By putting a price on the Reader, The Times creates another stream of revenue, albeit a small one, to add to what it’s generating from subscriptions to its Times Select service, and sales of archived articles. Piece by piece, these services add up — but not to a lot. And they don’t answer the bigger question for the newspaper industry, how to survive the threat of the meme, “Information wants to be free on the Internet.”
Just today, the San Francisco Chronicle’s David Lazarus opined that, “It’s time for newspapers to stop giving away the store. We as an industry need to start charging for … use of our products online.” He said such a move needs to be industry-wide, and that, “This is approaching a life-or-death struggle for newspapers, and an antitrust exemption may be the only way that the industry can make the transition to a digital future.”
I think Lazarus is wrong (and I’m also very troubled by his call for an antitrust exemption). I can’t think of a way for newspapers to become more irrelevant and blogs to make more of an impact than the newspapers removing free access articles from their websites. Blogs have often been described as parasitic in the way that many of them rely upon newspapers for links and commentary.
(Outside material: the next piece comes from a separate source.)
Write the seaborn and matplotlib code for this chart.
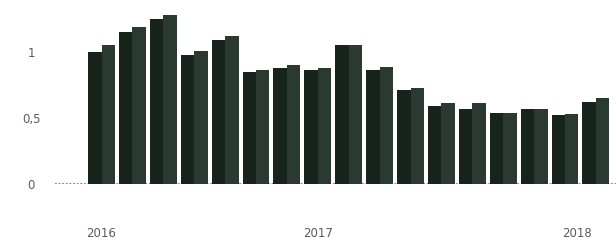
import matplotlib
matplotlib.use("Agg")
import matplotlib.pyplot as plt
import pandas as pd
import seaborn as sns


# values, two bars per period
periods = [f"P{i:02d}" for i in range(1, 18)]
series_a = [1.00, 1.15, 1.25, 0.98, 1.09, 0.85, 0.88, 0.86, 1.05, 0.86, 0.71, 0.59, 0.57, 0.54, 0.57, 0.52, 0.62]
series_b = [1.05, 1.19, 1.28, 1.01, 1.12, 0.86, 0.90, 0.88, 1.05, 0.89, 0.73, 0.61, 0.61, 0.54, 0.57, 0.53, 0.65]
series_names = ["A", "B"]

year_labels = ["2016", "2017", "2018"]
year_positions = [0, 7, 15.4]
y_ticks = [0, 0.5, 1]
y_tick_labels = ["0", "0,5", "1"]

COLORS = ["#16241c", "#2a3a31"]


def build_frame() -> pd.DataFrame:
    rows = []
    for p, a, b in zip(periods, series_a, series_b):
        rows.append({"period": p, "series": series_names[0], "value": a})
        rows.append({"period": p, "series": series_names[1], "value": b})
    return pd.DataFrame(rows)


def main() -> None:
    df = build_frame()

    fig = plt.figure(figsize=(6.16, 2.41), dpi=100)
    ax = fig.add_axes([55 / 616, 57 / 241, 561 / 616, 184 / 241])

    sns.barplot(
        data=df, x="period", y="value", hue="series",
        palette=COLORS, width=0.87, saturation=1, legend=False,
        linewidth=0, ax=ax, zorder=2,
    )

    # dotted baseline, sits under the bars
    ax.axhline(0, color="#7a7a7a", linestyle=(0, (1, 1)), linewidth=1.3, zorder=1)

    ax.set_xlim(-1.505, 16.65)
    ax.set_ylim(0, 1.394)

    ax.set_yticks(y_ticks)
    ax.set_yticklabels(y_tick_labels)
    ax.set_xticks(year_positions)
    ax.set_xticklabels(year_labels)
    ax.tick_params(axis="y", length=0, pad=17, labelsize=8.5, labelcolor="#5a5a5a")
    ax.tick_params(axis="x", length=0, pad=31, labelsize=8.5, labelcolor="#5a5a5a")
    for lab in ax.get_yticklabels():
        lab.set_ha("center")

    ax.set_xlabel("")
    ax.set_ylabel("")
    for spine in ax.spines.values():
        spine.set_visible(False)

    fig.savefig("out.png", dpi=100)
    plt.close(fig)


if __name__ == "__main__":
    main()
Fair enough. But here’s the flip side: blogs also draw more attention to an article and, thus, a newspaper’s reputation for quality journalism.
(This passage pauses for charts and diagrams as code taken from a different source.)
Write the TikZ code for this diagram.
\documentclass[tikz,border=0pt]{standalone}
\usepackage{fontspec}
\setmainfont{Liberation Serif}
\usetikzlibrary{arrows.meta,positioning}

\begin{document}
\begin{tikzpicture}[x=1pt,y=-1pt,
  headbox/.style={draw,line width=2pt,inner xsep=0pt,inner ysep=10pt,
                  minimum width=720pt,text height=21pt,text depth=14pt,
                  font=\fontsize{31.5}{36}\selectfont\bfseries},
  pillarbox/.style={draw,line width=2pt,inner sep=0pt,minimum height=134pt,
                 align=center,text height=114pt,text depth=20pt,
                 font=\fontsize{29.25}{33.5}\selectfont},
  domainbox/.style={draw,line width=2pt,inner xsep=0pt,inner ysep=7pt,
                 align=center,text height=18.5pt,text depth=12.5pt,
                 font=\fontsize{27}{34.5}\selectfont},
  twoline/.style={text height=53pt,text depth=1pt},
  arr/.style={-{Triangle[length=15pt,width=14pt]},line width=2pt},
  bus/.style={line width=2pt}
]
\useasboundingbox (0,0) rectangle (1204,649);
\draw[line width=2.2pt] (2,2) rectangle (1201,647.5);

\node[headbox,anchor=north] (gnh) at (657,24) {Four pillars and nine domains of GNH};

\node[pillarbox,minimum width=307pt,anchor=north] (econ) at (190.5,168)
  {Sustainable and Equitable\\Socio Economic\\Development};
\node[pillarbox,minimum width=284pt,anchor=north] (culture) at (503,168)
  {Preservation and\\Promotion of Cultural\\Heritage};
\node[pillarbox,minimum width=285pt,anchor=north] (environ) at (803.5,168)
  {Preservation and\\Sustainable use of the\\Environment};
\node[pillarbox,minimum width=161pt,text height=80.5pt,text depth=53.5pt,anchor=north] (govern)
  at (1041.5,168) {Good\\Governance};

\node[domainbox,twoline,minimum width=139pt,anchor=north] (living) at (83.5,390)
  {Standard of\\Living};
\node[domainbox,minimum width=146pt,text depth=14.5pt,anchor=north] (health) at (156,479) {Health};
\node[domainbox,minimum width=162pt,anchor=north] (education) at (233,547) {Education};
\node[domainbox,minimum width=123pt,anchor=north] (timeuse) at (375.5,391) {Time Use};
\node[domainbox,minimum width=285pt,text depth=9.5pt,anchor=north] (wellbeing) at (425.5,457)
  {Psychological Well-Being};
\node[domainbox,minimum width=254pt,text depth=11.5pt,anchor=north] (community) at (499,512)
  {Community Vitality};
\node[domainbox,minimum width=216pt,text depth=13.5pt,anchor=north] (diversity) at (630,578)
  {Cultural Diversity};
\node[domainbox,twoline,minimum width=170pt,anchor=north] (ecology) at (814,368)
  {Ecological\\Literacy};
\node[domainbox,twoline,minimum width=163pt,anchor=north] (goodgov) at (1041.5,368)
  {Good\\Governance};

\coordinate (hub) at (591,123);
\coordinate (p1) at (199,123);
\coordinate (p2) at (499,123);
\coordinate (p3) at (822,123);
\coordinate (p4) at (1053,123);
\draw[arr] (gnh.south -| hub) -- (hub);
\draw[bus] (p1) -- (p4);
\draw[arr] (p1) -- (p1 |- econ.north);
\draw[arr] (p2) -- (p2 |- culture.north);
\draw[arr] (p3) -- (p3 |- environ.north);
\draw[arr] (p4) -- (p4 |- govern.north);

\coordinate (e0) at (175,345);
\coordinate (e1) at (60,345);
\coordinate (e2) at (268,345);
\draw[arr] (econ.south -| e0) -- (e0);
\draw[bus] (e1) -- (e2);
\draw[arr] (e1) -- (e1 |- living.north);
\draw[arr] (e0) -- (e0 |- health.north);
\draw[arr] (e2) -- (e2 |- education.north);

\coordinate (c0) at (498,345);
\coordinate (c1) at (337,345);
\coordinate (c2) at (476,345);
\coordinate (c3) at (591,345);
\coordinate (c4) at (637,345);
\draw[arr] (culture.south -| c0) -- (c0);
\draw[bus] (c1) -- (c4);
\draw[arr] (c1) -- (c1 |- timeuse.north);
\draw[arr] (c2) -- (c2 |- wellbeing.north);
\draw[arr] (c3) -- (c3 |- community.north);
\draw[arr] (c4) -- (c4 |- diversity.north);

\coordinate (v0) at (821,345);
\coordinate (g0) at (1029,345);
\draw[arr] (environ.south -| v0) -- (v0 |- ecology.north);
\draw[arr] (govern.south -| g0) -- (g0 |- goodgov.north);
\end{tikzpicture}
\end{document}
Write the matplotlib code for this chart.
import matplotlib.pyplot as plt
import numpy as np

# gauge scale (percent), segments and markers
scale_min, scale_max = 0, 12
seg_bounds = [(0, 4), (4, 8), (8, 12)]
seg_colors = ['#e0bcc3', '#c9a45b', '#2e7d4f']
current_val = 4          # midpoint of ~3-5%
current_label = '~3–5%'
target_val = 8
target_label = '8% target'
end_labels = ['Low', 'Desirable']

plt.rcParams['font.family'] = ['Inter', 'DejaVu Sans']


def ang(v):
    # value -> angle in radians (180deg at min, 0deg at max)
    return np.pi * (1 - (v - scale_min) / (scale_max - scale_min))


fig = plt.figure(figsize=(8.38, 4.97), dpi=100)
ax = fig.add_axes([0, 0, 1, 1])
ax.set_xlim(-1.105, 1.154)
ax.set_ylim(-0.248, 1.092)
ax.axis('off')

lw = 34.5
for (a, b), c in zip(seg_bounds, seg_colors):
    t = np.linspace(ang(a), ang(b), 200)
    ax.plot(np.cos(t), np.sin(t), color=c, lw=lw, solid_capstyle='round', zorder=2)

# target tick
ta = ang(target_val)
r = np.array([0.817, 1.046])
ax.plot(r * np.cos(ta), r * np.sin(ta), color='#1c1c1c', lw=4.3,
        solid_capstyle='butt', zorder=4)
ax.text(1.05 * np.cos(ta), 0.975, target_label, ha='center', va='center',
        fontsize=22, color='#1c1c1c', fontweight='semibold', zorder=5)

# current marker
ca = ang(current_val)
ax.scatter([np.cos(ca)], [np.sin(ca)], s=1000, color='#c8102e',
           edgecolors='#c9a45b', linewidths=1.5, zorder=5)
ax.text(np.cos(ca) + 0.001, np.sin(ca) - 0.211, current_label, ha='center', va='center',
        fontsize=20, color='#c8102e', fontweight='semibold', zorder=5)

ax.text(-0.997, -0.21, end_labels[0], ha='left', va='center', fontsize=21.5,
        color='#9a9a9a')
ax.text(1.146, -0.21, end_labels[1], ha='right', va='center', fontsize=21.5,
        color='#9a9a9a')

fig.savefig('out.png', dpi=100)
But let’s say newspapers abandon their free content. Well, online audiences, looking for free content, go elsewhere: to blogs that are conducting in-depth interviews, essays and ancillary journalism. (Without that newspaper content to draw from, blogs may resort to conducting journalism of their own. In fact, many already are.) The advertisers, seeing this bandwidth shift, turn to the blogs for their revenue. (In fact, as reported this morning, we’re beginning to see early signs of this.) The blogs, all competing for this revenue, then proceed to up their game. And it’s just like the early days of newspapers, with multiple newspapers were competing for a city’s reading attention. Except the competitive model has now shifted to a micro-level, with individuals or collectives conducting this new journalism. Perhaps former journalists, many of them downsized because of recent newspaper firings, will initiate blogs of their own and, like the two Glenns (Reynolds and Greenwald), attract mass audiences.
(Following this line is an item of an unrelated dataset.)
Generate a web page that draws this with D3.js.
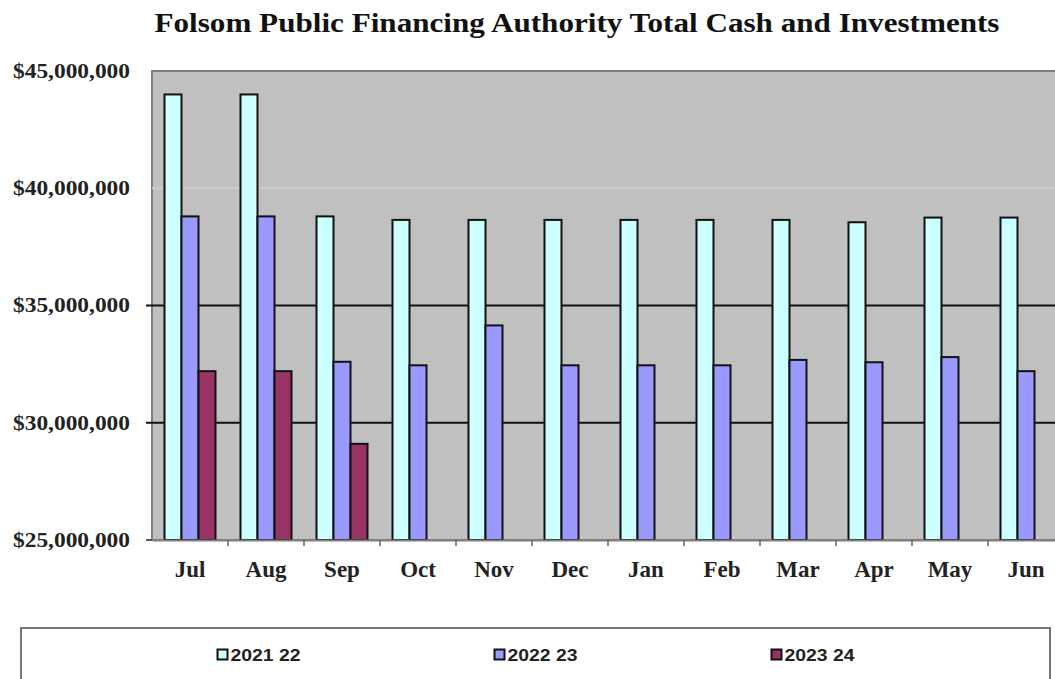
<!DOCTYPE html>
<html>
<head>
<meta charset="utf-8">
<script src="https://cdn.jsdelivr.net/npm/d3@7"></script>
<style>
  html, body { margin: 0; padding: 0; background: #fff; }
  svg { display: block; }
</style>
</head>
<body>
<svg id="chart" width="1055" height="679"></svg>
<script>
// ---- data ----
const months = ["Jul","Aug","Sep","Oct","Nov","Dec","Jan","Feb","Mar","Apr","May","Jun"];
const seriesNames = ["2021 22","2022 23","2023 24"];
const fy2122 = [44000000, 44000000, 38800000, 38650000, 38650000, 38650000, 38650000, 38650000, 38650000, 38550000, 38750000, 38750000];
const fy2223 = [38800000, 38800000, 32600000, 32450000, 34150000, 32450000, 32450000, 32450000, 32680000, 32580000, 32800000, 32200000];
const fy2324 = [32200000, 32200000, 29100000, null, null, null, null, null, null, null, null, null];
const yTicks = [25000000, 30000000, 35000000, 40000000, 45000000];
const titleText = "Folsom Public Financing Authority Total Cash and Investments";

const seriesValues = [fy2122, fy2223, fy2324];
const colors = ["#CCFFFF", "#9999FF", "#993366"];

// ---- layout ----
const svg = d3.select("#chart");
const plot = { left: 152, top: 71, right: 1064, bottom: 540 };

const x = d3.scaleBand().domain(months).range([plot.left, plot.right]).padding(0);
const xInner = d3.scaleBand().domain(seriesNames).range([0, x.bandwidth()]).paddingInner(0).paddingOuter(0.735);
const y = d3.scaleLinear().domain([25000000, 45000000]).range([plot.bottom, plot.top]);

// title
svg.append("text")
  .attr("x", 577).attr("y", 32)
  .attr("text-anchor", "middle")
  .attr("font-family", "'Liberation Serif', 'Times New Roman', serif")
  .attr("font-weight", "bold")
  .attr("font-size", 28)
  .attr("textLength", 845)
  .attr("lengthAdjust", "spacingAndGlyphs")
  .attr("fill", "#111")
  .text(titleText);

// plot background
svg.append("rect")
  .attr("x", plot.left).attr("y", plot.top)
  .attr("width", plot.right - plot.left).attr("height", plot.bottom - plot.top)
  .attr("fill", "#C0C0C0")
  .attr("stroke", "#808080").attr("stroke-width", 2);

// gridlines
const gridColor = v => (v === 40000000 ? "#cbcbcb" : "#111");
svg.append("g").selectAll("line")
  .data(yTicks.filter(v => v > 25000000 && v < 45000000))
  .join("line")
  .attr("x1", d => d === 40000000 ? plot.left : plot.left - 6).attr("x2", plot.right)
  .attr("y1", d => y(d)).attr("y2", d => y(d))
  .attr("stroke", d => gridColor(d)).attr("stroke-width", 2);

// bars
const flat = [];
months.forEach((m, i) => {
  seriesNames.forEach((s, j) => {
    const v = seriesValues[j][i];
    if (v != null) flat.push({ month: m, series: s, value: v, color: colors[j] });
  });
});
svg.append("g").selectAll("rect")
  .data(flat)
  .join("rect")
  .attr("x", d => x(d.month) + xInner(d.series))
  .attr("y", d => y(d.value))
  .attr("width", xInner.bandwidth())
  .attr("height", d => y(25000000) - y(d.value))
  .attr("fill", d => d.color)
  .attr("stroke", "#111").attr("stroke-width", 2);

// y axis
const yAxis = d3.axisLeft(y).tickValues(yTicks).tickSize(0).tickPadding(0)
  .tickFormat(d => "$" + d3.format(",")(d));
const yg = svg.append("g").attr("transform", `translate(130,0)`).call(yAxis);
yg.select(".domain").remove();
yg.selectAll("text")
  .attr("font-family", "'Liberation Serif', 'Times New Roman', serif")
  .attr("font-weight", "bold")
  .attr("font-size", 20)
  .attr("fill", "#222")
  .attr("textLength", 117)
  .attr("lengthAdjust", "spacingAndGlyphs");

// bottom tick at 25M
svg.append("line")
  .attr("x1", plot.left - 6).attr("x2", plot.left)
  .attr("y1", y(25000000)).attr("y2", y(25000000))
  .attr("stroke", "#555").attr("stroke-width", 2);

// x axis
const xAxis = d3.axisBottom(x).tickSize(0).tickPadding(0);
const xg = svg.append("g").attr("transform", `translate(0,${plot.bottom})`).call(xAxis);
xg.select(".domain").attr("stroke", "#808080").attr("stroke-width", 2);
xg.selectAll("text")
  .attr("y", 37)
  .attr("dy", 0)
  .attr("font-family", "'Liberation Serif', 'Times New Roman', serif")
  .attr("font-weight", "bold")
  .attr("font-size", 23)
  .attr("fill", "#222");
// boundary tick marks between categories
svg.append("g").selectAll("line")
  .data(months.slice(1))
  .join("line")
  .attr("x1", d => x(d)).attr("x2", d => x(d))
  .attr("y1", plot.bottom).attr("y2", plot.bottom + 6)
  .attr("stroke", "#666").attr("stroke-width", 1.5);

// legend
const legBox = { left: 21, top: 628, right: 1050, bottom: 690 };
svg.append("rect")
  .attr("x", legBox.left).attr("y", legBox.top)
  .attr("width", legBox.right - legBox.left).attr("height", legBox.bottom - legBox.top)
  .attr("fill", "#fff")
  .attr("stroke", "#777").attr("stroke-width", 2);

const legCenter = (legBox.left + legBox.right) / 2;
const legX = d3.scalePoint().domain(seriesNames).range([legCenter - 277, legCenter + 277]);
const legItems = svg.append("g").selectAll("g")
  .data(seriesNames)
  .join("g")
  .attr("transform", d => `translate(${legX(d) - 41},655)`);
legItems.append("rect")
  .attr("x", 0).attr("y", -5.5)
  .attr("width", 10).attr("height", 10)
  .attr("fill", (d, i) => colors[i])
  .attr("stroke", "#111").attr("stroke-width", 2);
legItems.append("text")
  .attr("x", 13).attr("y", 6)
  .attr("font-family", "'Liberation Sans', Arial, sans-serif")
  .attr("font-weight", "bold")
  .attr("font-size", 16)
  .attr("textLength", 70)
  .attr("lengthAdjust", "spacingAndGlyphs")
  .attr("fill", "#222")
  .text(d => d);
</script>
</body>
</html>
And let’s say these new journo-bloggers team up and generate enough revenue to hire copy editors and fact checkers. Well, then, you’ve got a virtual newsroom on your hands. And it’s all free. And with email and comments enabled, you’re talking about an instantaneous model with 24/7 reporting that newspapers can’t compete with. Why can’t they compete? Well, it’s all about access. Sure, readers can and will contact newspapers to tip reporters. But if they can’t access all the content and follow the stories, they’ll go to another free conduit in which a story is easily trackable — a particularly easy thing to do with blog categories enabled. They’ll do this because they’ll know that their voices will be heard and responded to and possibly included within the course of a story. They’ll do this because the journo-bloggers won’t view themselves as gatekeepers. The journo-bloggers will see their readers as peers with which to exchange and verify information.
Sure, there will be a period in which the experts and the cranks will have to be sorted out. And it’s very possible that cranks might prove popular. Hell, one can easily argue that they already are.
Of course, the easier thing for newspapers to do is to hire bloggers and start thinking about fusion of print and online journalism, adopting these virtual newsrooms themselves. (Even mid-sized newspapers like the Denver Post and the Rocky Mountain News are thinking along these lines.) But I don’t think this will be easy. Because there’s a vast difference between $745.5 million in online advertising and $13.2 billion in print advertising (both figures from Q4 2006, cited in Editor & Publisher). That’s a stunning shortfall that a collection of newspapers, each with a staff of 200 or so, can’t support.
But a collection of blogs, each with a staff of 3 or 4? I’m thinking they might get by on that amount.
Whatever happens, I don’t think either newspapers and bloggers are going away. I think we’re going to see a lot of newspapers go extinct in the next five years (with some major surprises), particularly the ones which insist upon paid content only. I also don’t think journalism is going away either. It’s just going to change. A lot.